• **Data in this exercise**
══════════
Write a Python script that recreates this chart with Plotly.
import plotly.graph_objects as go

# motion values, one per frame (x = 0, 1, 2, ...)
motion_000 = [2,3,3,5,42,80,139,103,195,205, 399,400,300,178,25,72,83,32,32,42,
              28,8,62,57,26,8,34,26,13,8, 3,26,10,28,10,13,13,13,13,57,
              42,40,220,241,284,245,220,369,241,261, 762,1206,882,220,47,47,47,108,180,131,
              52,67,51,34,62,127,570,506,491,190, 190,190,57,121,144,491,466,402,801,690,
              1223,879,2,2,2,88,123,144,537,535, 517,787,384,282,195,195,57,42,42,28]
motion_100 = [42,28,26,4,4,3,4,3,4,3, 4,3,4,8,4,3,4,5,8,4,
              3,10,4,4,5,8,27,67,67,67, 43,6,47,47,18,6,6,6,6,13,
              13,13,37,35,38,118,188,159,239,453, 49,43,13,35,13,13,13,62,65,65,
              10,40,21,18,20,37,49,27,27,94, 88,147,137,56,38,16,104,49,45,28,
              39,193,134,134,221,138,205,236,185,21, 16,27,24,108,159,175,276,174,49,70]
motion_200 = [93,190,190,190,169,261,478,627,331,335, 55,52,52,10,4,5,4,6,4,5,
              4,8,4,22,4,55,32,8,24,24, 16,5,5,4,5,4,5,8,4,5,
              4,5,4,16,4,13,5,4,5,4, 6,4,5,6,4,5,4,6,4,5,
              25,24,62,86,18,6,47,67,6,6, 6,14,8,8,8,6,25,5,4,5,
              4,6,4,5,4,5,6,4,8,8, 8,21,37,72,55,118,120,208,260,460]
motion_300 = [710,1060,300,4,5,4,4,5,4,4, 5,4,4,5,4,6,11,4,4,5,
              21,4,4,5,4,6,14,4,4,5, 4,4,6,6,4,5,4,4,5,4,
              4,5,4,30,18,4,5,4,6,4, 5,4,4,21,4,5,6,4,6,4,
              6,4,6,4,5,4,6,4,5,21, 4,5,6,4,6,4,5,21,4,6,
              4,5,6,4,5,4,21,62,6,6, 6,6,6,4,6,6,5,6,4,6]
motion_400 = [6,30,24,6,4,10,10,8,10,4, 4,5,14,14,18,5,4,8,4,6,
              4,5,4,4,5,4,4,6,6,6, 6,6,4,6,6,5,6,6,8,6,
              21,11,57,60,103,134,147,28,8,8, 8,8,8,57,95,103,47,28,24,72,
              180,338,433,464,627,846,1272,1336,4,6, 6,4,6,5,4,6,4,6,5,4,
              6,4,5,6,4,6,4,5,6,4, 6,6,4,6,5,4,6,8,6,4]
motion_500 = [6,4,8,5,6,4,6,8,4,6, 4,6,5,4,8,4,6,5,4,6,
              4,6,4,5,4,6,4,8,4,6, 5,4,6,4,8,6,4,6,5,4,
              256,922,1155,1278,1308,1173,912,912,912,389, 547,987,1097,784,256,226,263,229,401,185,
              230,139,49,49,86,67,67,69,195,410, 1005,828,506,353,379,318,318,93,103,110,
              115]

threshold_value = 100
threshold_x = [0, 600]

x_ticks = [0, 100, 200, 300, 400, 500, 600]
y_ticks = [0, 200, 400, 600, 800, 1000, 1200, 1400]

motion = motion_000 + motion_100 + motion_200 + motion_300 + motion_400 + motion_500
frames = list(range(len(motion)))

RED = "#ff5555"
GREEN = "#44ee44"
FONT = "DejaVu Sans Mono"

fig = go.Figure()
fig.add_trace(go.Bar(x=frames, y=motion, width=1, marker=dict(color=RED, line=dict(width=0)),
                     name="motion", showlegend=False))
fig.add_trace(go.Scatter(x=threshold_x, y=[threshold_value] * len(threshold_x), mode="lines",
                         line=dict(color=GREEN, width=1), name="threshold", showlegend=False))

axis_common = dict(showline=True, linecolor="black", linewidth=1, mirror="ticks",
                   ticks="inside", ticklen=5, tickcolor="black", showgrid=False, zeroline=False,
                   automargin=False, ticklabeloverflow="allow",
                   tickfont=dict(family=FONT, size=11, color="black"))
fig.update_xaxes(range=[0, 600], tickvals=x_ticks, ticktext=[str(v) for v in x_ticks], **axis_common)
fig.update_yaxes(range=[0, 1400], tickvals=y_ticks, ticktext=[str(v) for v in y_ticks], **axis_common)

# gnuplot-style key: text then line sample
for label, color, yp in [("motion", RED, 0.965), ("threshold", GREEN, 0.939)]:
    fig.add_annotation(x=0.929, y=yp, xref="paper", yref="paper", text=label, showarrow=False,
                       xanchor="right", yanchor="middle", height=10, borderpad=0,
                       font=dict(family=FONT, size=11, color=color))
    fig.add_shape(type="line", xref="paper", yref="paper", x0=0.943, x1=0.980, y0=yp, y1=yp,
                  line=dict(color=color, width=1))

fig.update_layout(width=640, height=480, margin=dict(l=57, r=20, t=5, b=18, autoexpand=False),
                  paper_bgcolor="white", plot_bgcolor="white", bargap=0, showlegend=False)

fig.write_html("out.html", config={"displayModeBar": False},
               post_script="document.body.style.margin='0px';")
══════════
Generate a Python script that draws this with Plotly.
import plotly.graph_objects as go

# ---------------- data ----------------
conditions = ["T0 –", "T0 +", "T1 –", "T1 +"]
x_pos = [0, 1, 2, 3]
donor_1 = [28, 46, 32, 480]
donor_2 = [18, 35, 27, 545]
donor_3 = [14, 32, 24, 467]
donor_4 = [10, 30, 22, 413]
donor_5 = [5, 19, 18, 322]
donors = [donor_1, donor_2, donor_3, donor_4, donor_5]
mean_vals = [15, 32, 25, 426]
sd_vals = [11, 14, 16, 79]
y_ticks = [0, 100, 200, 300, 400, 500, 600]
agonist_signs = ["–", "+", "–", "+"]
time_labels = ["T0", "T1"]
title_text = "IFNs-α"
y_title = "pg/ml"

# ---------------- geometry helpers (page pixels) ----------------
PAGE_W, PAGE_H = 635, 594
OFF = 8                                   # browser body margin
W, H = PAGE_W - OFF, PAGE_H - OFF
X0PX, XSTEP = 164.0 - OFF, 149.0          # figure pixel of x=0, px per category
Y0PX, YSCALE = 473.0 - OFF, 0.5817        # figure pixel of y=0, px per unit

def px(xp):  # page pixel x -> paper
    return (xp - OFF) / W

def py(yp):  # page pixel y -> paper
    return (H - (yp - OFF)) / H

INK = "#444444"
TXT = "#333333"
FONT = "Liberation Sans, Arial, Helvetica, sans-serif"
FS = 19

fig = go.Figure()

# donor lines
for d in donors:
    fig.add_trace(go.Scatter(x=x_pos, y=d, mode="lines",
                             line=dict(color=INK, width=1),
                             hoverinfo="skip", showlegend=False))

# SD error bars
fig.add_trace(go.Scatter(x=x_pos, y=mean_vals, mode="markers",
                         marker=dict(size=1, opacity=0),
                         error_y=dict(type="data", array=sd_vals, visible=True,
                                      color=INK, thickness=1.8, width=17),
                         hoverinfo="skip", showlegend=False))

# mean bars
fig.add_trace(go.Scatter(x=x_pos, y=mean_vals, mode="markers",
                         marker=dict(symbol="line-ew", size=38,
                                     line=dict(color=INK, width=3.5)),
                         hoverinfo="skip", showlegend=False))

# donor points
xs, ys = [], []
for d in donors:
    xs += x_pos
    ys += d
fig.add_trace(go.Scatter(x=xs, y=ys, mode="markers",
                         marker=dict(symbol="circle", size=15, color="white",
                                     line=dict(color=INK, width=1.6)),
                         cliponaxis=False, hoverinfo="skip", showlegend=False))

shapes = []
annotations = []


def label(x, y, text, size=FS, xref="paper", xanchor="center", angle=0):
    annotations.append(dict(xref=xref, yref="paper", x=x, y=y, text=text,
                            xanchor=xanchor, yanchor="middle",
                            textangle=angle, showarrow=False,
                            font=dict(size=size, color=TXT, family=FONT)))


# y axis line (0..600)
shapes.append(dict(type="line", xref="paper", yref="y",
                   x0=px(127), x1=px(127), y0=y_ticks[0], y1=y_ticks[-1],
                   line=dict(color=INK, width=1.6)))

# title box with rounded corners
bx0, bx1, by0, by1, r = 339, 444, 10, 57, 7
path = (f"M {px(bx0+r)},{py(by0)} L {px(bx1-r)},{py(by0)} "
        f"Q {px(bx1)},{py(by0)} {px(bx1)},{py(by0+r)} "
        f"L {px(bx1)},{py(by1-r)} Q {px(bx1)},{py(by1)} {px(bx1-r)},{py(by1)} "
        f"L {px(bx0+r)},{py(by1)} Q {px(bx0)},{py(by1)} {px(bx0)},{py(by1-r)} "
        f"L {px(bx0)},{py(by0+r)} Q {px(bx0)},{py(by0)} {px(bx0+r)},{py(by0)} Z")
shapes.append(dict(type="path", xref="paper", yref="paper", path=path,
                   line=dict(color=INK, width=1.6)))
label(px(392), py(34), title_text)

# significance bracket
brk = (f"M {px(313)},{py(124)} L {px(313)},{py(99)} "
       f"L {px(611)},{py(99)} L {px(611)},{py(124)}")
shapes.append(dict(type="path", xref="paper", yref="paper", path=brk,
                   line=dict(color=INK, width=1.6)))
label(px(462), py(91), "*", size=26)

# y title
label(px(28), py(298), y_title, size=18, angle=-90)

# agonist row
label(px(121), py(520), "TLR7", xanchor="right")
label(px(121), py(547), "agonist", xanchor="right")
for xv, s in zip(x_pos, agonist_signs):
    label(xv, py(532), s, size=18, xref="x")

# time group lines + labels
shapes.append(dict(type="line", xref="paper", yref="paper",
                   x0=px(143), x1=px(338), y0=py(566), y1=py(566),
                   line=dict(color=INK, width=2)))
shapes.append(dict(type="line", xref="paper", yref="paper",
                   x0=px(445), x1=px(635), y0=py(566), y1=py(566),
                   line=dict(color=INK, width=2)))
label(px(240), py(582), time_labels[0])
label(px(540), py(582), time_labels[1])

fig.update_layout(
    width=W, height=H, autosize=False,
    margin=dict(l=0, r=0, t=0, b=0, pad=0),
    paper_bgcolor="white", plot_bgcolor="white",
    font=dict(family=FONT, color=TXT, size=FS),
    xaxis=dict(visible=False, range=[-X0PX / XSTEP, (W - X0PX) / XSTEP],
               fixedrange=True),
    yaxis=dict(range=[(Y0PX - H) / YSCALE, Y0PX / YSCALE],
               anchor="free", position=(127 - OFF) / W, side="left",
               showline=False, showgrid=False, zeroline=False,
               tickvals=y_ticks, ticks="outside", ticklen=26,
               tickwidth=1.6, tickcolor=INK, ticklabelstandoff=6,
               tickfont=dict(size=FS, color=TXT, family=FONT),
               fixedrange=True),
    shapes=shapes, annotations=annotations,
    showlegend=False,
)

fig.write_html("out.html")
══════════
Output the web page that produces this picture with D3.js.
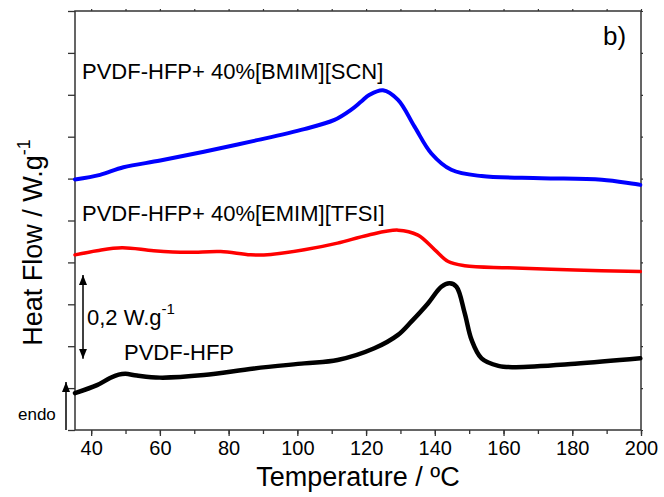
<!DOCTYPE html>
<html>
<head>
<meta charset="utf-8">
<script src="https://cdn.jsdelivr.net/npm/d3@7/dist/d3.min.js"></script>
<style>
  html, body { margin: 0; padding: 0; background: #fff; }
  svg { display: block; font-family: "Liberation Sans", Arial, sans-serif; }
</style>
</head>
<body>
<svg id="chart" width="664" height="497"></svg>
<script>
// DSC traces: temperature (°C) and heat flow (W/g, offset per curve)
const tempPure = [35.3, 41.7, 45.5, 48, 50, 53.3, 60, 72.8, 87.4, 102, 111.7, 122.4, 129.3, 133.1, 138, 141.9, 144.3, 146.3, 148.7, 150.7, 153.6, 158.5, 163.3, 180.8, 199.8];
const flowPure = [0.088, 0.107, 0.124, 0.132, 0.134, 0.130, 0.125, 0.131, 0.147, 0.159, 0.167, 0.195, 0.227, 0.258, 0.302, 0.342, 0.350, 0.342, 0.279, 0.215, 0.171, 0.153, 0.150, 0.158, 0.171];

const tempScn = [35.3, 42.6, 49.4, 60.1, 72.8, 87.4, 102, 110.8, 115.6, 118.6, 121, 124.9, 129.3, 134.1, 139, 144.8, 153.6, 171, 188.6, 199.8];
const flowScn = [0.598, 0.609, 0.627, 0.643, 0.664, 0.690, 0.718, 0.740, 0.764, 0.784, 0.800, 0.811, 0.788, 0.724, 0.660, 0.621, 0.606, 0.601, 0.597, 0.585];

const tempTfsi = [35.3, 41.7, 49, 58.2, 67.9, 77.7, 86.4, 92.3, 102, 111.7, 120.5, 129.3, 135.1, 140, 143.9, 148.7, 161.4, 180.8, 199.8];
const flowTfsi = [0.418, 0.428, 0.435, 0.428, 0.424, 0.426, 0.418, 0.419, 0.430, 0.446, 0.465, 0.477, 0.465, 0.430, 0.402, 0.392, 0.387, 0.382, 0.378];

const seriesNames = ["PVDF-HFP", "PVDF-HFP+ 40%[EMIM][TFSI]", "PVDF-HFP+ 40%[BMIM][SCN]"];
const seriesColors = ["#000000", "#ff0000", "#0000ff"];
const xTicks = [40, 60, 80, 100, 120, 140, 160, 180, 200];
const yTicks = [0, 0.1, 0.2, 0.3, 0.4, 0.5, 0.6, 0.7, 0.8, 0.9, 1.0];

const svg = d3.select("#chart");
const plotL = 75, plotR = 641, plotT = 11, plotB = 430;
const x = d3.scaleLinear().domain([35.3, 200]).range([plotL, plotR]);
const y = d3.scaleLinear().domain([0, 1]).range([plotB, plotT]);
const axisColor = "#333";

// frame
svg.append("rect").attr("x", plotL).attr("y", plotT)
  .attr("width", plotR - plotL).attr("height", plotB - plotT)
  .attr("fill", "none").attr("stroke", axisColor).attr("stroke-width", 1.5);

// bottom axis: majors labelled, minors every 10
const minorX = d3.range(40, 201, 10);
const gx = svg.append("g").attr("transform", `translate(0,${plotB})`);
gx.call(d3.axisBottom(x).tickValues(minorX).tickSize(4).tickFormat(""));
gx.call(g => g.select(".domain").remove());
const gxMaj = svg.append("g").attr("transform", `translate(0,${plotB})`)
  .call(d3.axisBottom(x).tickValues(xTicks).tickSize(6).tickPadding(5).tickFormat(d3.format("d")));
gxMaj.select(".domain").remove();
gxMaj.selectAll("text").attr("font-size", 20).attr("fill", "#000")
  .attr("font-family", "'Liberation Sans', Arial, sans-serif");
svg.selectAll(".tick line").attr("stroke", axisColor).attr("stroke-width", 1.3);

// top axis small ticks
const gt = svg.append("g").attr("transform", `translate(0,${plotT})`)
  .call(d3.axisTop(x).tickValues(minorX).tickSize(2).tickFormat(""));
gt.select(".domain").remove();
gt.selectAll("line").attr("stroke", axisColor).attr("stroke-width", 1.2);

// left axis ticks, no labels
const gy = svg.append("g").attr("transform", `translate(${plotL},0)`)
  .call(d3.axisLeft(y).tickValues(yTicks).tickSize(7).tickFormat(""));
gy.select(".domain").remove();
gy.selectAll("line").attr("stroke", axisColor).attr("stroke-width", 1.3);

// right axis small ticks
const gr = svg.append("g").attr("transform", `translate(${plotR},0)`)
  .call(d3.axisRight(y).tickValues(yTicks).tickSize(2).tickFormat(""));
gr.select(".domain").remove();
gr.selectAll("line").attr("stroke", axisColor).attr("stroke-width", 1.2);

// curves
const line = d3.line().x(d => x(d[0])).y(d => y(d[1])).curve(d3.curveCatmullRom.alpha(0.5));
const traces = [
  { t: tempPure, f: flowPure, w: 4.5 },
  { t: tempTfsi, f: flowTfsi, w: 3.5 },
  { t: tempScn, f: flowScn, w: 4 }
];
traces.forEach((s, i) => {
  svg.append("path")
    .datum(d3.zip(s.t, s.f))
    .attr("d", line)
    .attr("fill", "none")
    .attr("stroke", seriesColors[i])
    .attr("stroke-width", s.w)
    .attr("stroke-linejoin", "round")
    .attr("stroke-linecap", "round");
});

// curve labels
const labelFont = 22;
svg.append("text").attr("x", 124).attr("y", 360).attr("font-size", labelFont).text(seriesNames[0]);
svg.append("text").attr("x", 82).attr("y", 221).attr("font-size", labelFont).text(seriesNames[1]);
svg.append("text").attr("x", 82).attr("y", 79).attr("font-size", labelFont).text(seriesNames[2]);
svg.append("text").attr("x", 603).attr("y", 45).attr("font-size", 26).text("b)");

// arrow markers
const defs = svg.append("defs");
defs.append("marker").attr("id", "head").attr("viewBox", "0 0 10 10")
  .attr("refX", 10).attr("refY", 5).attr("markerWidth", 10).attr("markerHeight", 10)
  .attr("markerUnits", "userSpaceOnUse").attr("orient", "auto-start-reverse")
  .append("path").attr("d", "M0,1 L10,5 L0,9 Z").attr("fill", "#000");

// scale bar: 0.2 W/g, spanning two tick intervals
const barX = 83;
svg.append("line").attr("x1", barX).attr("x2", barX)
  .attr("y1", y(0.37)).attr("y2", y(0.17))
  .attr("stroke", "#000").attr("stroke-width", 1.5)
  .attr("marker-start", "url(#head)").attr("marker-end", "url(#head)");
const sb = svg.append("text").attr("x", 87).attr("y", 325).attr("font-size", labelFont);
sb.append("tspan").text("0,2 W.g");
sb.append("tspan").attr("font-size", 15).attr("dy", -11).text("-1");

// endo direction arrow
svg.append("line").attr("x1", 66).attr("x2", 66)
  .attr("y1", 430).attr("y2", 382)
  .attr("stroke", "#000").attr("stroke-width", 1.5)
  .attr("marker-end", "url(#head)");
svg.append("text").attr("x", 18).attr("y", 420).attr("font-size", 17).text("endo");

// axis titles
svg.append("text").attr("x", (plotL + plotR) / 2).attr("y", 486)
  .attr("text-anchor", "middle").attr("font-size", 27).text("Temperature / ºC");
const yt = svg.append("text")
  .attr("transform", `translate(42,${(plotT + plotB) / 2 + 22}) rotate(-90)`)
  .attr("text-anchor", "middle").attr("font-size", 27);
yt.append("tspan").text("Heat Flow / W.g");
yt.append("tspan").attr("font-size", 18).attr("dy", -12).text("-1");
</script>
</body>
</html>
══════════
• **Given problem**
Write out the lines from the one containing "Output the web" down to the one containing "0.150, 0.158, 0.171];", both included, exactly as they appear. Leave out any pictures.

• **In response**
Output the web page that produces this picture with D3.js.
<!DOCTYPE html>
<html>
<head>
<meta charset="utf-8">
<script src="https://cdn.jsdelivr.net/npm/d3@7/dist/d3.min.js"></script>
<style>
  html, body { margin: 0; padding: 0; background: #fff; }
  svg { display: block; font-family: "Liberation Sans", Arial, sans-serif; }
</style>
</head>
<body>
<svg id="chart" width="664" height="497"></svg>
<script>
// DSC traces: temperature (°C) and heat flow (W/g, offset per curve)
const tempPure = [35.3, 41.7, 45.5, 48, 50, 53.3, 60, 72.8, 87.4, 102, 111.7, 122.4, 129.3, 133.1, 138, 141.9, 144.3, 146.3, 148.7, 150.7, 153.6, 158.5, 163.3, 180.8, 199.8];
const flowPure = [0.088, 0.107, 0.124, 0.132, 0.134, 0.130, 0.125, 0.131, 0.147, 0.159, 0.167, 0.195, 0.227, 0.258, 0.302, 0.342, 0.350, 0.342, 0.279, 0.215, 0.171, 0.153, 0.150, 0.158, 0.171];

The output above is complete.